Dr. Johnson’s version of events differed. Johnson, as well as two other doctors who visited McCormick before her death, testified that McCormick had been treated only for diarrhea:
Dr. Marable testified as follows: On Sunday morning was called by Dr. Johnson to make a call; he told me about the case, and said he had prescribed for diarrhea; the treatment was correct as stated by Dr. Johnson; he said that he had discovered that she had a baby last night, but that she was in danger of dying from the afterbirth; I attended to her immediately, and gave her the necessary remedies to stop the flooding, and the remedies resulted successfully; the girl appeared very weak; Dr. Johnson and I went to see Chief Athy at once with reference to the dead child, and at my instigation Dr. Johnson called upon coroner Spelman to hold an inquest on the dead infant, which inquest was held on Sunday; I advised Dr. Johnson as to the necessary treatment to place the girl under with a view to her recovery; the girl had diarrhea and I prescribed with Dr. Johnson for its treatment; the girl was nervous and troubled in mind; she said she was out of money and had no friends; trouble of mind and excitement very often cause abortions or miscarriages, and the greatest trouble physicians have in such cases is to keep the patients quiet; I think flooding and mental anxiety was the cause of her death.

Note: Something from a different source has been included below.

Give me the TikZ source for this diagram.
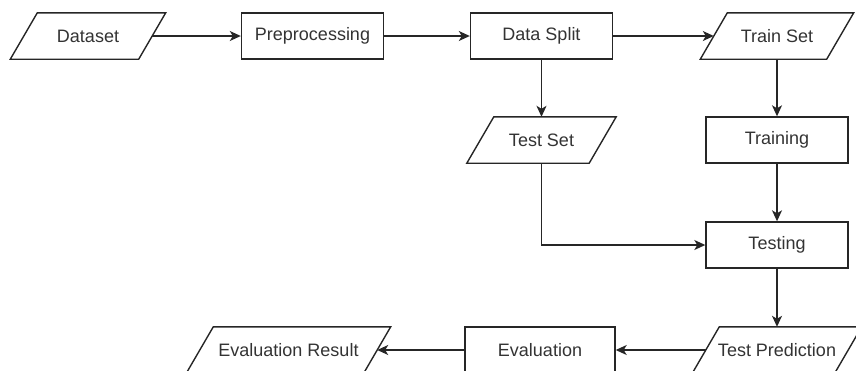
\documentclass[tikz,border=0pt]{standalone}
\usepackage{fontspec}
\setmainfont{Liberation Sans}
\usetikzlibrary{arrows.meta}

\begin{document}
\begin{tikzpicture}[x=1pt, y=-1pt,
    every node/.style={font=\fontsize{18}{21}\selectfont, text=black!80},
    procbox/.style={draw=black!85, line width=1.4pt, minimum width=142pt, minimum height=46pt, inner sep=0pt},
    databox/.style={minimum height=46pt, inner sep=0pt},
    dataline/.style={draw=black!85, line width=1.4pt, line join=miter},
    flow/.style={draw=black!85, -{Stealth[length=11pt, width=10pt, inset=3pt]}, line width=1.4pt}]
      \useasboundingbox (0,0) rectangle (856,370);
      \node[databox, minimum width=128pt] (dataset) at (88, 36){Dataset};
      \node[procbox] (prep) at (312.5, 36){Preprocessing};
      \node[procbox] (split) at (541.5, 36){Data Split};
      \node[databox, minimum width=126pt] (trainset) at (777, 36){Train Set};
      \node[databox, minimum width=122pt] (testset) at (541.5, 140){Test Set};
      \node[procbox] (training) at (777, 140){Training};
      \node[procbox] (testing) at (777, 245){Testing};
      \node[databox, minimum width=142pt] (testpred) at (777, 350){Test Prediction};
      \node[procbox, minimum width=150pt] (eval) at (540, 350){Evaluation};
      \node[databox, minimum width=177pt] (evalres) at (288.5, 350){Evaluation Result};

      \foreach \n in {dataset, trainset, testset, testpred, evalres}
        \draw[dataline] ([xshift=13.5pt]\n.north west) -- ([xshift=13.5pt]\n.north east)
          -- ([xshift=-13.5pt]\n.south east) -- ([xshift=-13.5pt]\n.south west) -- cycle;

      \draw[flow] (dataset) -- (prep);
      \draw[flow] (prep) -- (split);
      \draw[flow] (split) -- (trainset);
      \draw[flow] (split) -- (testset);
      \draw[flow] (trainset) -- (training);
      \draw[flow] (training) -- (testing);
      \draw[flow] (testset) |- (testing);
      \draw[flow] (testing) -- (testpred);
      \draw[flow] (testpred) -- (eval);
      \draw[flow] (eval) -- (evalres);
    \end{tikzpicture}
\end{document}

Johnson testified as follows: Three weeks ago I first saw the deceased; she came to my office and told her story, and wanted to hide her disgrace; I advised her not to commit abortion as it was against the law; I called to see her at Mrs. Widrig’s boardinghouse and prescribed for diarrhea; on Sunday morning I called and found that she had a miscarriage; I then called on Dr. Marable; the prescription given her by me was ascitate of lead and morphine; the girl seemed troubled and said she would sooner die than live; she said this both before and after the abortion had taken place.

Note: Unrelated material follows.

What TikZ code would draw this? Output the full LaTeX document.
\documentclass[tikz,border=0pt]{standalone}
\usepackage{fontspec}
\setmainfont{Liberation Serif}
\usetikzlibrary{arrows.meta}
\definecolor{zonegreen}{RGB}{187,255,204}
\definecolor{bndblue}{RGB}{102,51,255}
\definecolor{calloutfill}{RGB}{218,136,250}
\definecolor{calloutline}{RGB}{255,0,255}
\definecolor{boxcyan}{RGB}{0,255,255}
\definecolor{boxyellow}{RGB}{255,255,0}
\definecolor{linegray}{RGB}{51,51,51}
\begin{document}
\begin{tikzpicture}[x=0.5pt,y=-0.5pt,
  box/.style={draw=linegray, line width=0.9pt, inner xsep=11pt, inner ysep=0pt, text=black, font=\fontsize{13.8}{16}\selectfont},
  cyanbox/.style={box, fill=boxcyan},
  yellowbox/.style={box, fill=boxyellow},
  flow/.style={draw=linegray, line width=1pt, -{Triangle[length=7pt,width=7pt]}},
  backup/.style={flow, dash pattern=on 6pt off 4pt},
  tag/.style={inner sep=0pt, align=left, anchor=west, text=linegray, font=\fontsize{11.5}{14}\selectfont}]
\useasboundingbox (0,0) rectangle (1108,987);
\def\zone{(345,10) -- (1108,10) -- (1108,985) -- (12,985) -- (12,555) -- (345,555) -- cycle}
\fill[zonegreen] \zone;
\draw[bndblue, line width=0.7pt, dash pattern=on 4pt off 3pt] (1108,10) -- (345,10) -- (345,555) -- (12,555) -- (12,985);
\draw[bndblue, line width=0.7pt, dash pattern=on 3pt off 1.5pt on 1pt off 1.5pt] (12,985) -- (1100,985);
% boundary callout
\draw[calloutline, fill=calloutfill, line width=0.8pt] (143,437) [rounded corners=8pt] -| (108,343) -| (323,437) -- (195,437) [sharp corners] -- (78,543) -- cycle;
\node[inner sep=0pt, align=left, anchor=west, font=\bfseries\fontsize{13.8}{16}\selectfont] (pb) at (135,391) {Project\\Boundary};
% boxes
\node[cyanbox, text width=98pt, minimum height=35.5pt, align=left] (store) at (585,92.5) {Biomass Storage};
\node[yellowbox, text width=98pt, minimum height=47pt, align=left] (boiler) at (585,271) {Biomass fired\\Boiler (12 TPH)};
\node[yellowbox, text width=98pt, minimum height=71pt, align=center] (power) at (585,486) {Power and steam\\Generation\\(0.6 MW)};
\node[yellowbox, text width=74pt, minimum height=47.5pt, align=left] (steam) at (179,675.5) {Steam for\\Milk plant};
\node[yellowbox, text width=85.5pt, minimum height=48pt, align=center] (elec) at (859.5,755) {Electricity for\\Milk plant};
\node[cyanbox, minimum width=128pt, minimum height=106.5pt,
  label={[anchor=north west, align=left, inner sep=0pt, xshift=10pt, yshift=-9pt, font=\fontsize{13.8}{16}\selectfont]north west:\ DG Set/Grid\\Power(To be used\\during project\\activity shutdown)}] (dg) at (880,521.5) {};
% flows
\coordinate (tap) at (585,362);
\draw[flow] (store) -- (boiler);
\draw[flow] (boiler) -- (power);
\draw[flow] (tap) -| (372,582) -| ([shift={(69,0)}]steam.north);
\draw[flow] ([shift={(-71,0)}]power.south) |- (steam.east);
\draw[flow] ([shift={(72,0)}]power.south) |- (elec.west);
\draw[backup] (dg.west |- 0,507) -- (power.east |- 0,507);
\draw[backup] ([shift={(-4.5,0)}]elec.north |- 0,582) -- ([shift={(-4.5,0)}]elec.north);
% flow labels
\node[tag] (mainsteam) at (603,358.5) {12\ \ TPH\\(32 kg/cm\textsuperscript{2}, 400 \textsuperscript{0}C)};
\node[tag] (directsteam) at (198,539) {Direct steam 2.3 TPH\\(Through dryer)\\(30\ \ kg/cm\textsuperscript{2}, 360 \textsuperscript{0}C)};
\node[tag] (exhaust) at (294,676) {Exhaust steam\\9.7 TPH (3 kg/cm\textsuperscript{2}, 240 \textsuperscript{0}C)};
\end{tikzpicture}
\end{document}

Johnson was eventually acquitted of the charges against him.
The Burial of Kate McCormick
The story of McCormick did not end with her death. While McCormick’s mother traveled to Memphis after learning of her daughter’s death, she left the city without making arrangements for burial. Similarly, Burgess, the man who reportedly impregnated McCormick, didn’t undertake a visit to view the body.

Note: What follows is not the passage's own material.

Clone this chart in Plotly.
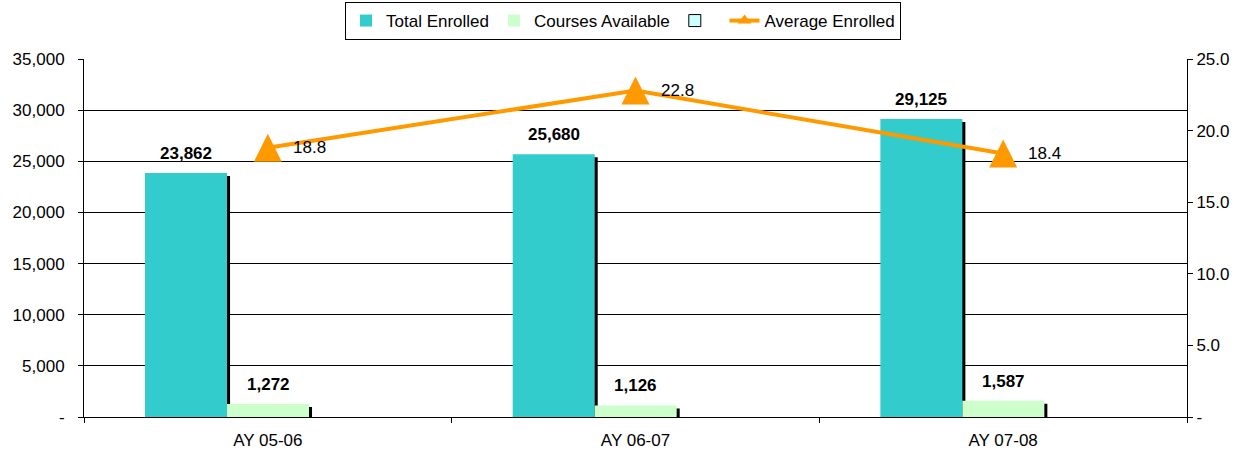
import plotly.graph_objects as go

categories = ["AY 05-06", "AY 06-07", "AY 07-08"]
total_enrolled = [23862, 25680, 29125]
courses_available = [1272, 1126, 1587]
blank_series = [None, None, None]
average_enrolled = [18.8, 22.8, 18.4]

left_ticks = [0, 5000, 10000, 15000, 20000, 25000, 30000, 35000]
left_ticktext = ["-", "5,000", "10,000", "15,000", "20,000", "25,000", "30,000", "35,000"]
right_ticks = [0, 5, 10, 15, 20, 25]
right_ticktext = ["-", "5.0", "10.0", "15.0", "20.0", "25.0"]

FONT = "Liberation Sans, Arial, sans-serif"
FS = 17
TEAL = "#33CCCC"
GREEN = "#CCFFCC"
CYAN = "#CCFFFF"
ORANGE = "#FF9900"

PLOT_H = 358  # px height of plotting area
BW = 0.223
OFFS = [-0.334, -0.111, 0.112]
SDX = 0.0082
SDY = 293
TRI = 28  # triangle marker size (px)
Y2MAX = 25
TRI_SHIFT = (TRI / 2) * Y2MAX / PLOT_H  # centre arrow-style triangle on the point

fig = go.Figure()

# shadows
for vals, off in [(total_enrolled, OFFS[0]), (courses_available, OFFS[1])]:
    fig.add_trace(go.Bar(
        x=categories, y=[v - SDY for v in vals], width=BW, offset=off + SDX,
        marker=dict(color="black", line=dict(width=0)), showlegend=False,
        hoverinfo="skip"))

fig.add_trace(go.Bar(x=categories, y=total_enrolled, name="Total Enrolled",
                     width=BW, offset=OFFS[0],
                     marker=dict(color=TEAL, line=dict(width=0))))
fig.add_trace(go.Bar(x=categories, y=courses_available, name="Courses Available",
                     width=BW, offset=OFFS[1],
                     marker=dict(color=GREEN, line=dict(width=0))))
fig.add_trace(go.Bar(x=categories, y=blank_series, name=" ",
                     width=BW, offset=OFFS[2],
                     marker=dict(color=CYAN, line=dict(width=1, color="black"))))
fig.add_trace(go.Scatter(x=categories, y=average_enrolled, name="Average Enrolled",
                         yaxis="y2", mode="lines+markers",
                         line=dict(color=ORANGE, width=4),
                         marker=dict(symbol="triangle-up", size=12, color=ORANGE)))
# tall triangles (tip-anchored arrow symbol on a shifted overlay axis)
fig.add_trace(go.Scatter(x=categories, y=average_enrolled, yaxis="y3",
                         mode="markers", showlegend=False, hoverinfo="skip",
                         marker=dict(symbol="arrow-up", size=TRI, color=ORANGE,
                                     line=dict(width=0))))

annotations = []
for i, v in enumerate(total_enrolled):
    annotations.append(dict(x=i + OFFS[0] + BW / 2, y=v, xref="x", yref="y",
                            text=f"<b>{v:,}</b>", showarrow=False,
                            yanchor="bottom", yshift=8,
                            font=dict(family=FONT, size=FS, color="black")))
for i, v in enumerate(courses_available):
    annotations.append(dict(x=i + OFFS[1] + BW / 2, y=v, xref="x", yref="y",
                            text=f"<b>{v:,}</b>", showarrow=False,
                            yanchor="bottom", yshift=8,
                            font=dict(family=FONT, size=FS, color="black")))
for i, v in enumerate(average_enrolled):
    annotations.append(dict(x=i, y=v, xref="x", yref="y2",
                            text=f"{v:.1f}", showarrow=False,
                            xanchor="left", xshift=23,
                            font=dict(family=FONT, size=FS, color="black")))

fig.update_layout(
    width=1246, height=456,
    margin=dict(l=84, r=59, t=59, b=39, pad=0, autoexpand=False),
    paper_bgcolor="white", plot_bgcolor="white",
    barmode="overlay",
    font=dict(family=FONT, size=FS, color="black"),
    showlegend=True,
    legend=dict(orientation="h", x=0.5, xanchor="center", xref="container",
                y=1 - 2 / 456, yanchor="top", yref="container",
                bgcolor="white", bordercolor="black", borderwidth=1,
                font=dict(family=FONT, size=FS, color="black"),
                itemwidth=30, traceorder="normal", tracegroupgap=0),
    xaxis=dict(type="category", categoryorder="array", categoryarray=categories,
               range=[-0.5, 2.5], showline=True, linecolor="black", linewidth=1,
               ticks="outside", tickson="boundaries", ticklen=5, tickcolor="black",
               showgrid=False, zeroline=False, automargin=False,
               ticklabelstandoff=8,
               tickfont=dict(family=FONT, size=FS, color="black")),
    yaxis=dict(range=[0, 35000], tickvals=left_ticks, ticktext=left_ticktext,
               showline=True, linecolor="black", linewidth=1,
               ticks="outside", ticklen=5, tickcolor="black", automargin=False,
               ticklabelstandoff=10,
               showgrid=True, gridcolor="black", gridwidth=1, zeroline=False,
               tickfont=dict(family=FONT, size=FS, color="black")),
    yaxis2=dict(range=[0, Y2MAX], tickvals=right_ticks, ticktext=right_ticktext,
                overlaying="y", side="right", automargin=False,
                showline=True, linecolor="black", linewidth=1,
                ticks="outside", ticklen=5, tickcolor="black",
                showgrid=False, zeroline=False,
                tickfont=dict(family=FONT, size=FS, color="black")),
    yaxis3=dict(range=[-TRI_SHIFT, Y2MAX - TRI_SHIFT], overlaying="y",
                visible=False, automargin=False),
    annotations=annotations,
)

fig.write_html("out.html", config={"displayModeBar": False},
               post_script="document.body.style.margin='0px';")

A particularly depressing passage published by the Public Ledger on 4 February 1876 (which contains some racial language common to the era) noted that McCormick’s body was stored in a “pauper’s coffin” in a stable that served as a morgue for the impoverished in Shelby County:
The reporter who found McCormick’s body sought to remedy the situation by obtaining the help of a Capt. George W. Miller of the Cut Off Saloon. Miller agreed to finance a proper burial, and McCormick’s body was taken to Elmwood Cemetery:
McCormick was interred at Elmwood Cemetery sometime in 1876, but the gravestone shown above was not originally present at her final resting place. This tombstone was erected in 1997 and was paid for by an anonymous person who was apparently moved by McCormick’s sad tale.
The inscription on the stone reads: “Kate McCormick Seduced and pregnant by her father’s friend, unwed, she died from abortion, her only choice. Abandoned in life and death by family. With but a single rose from her mother. Buried only through the kindness of unknown benefactors. Died Feb. 1875 age 21. Victim of an unforgiving society, Have mercy on us.”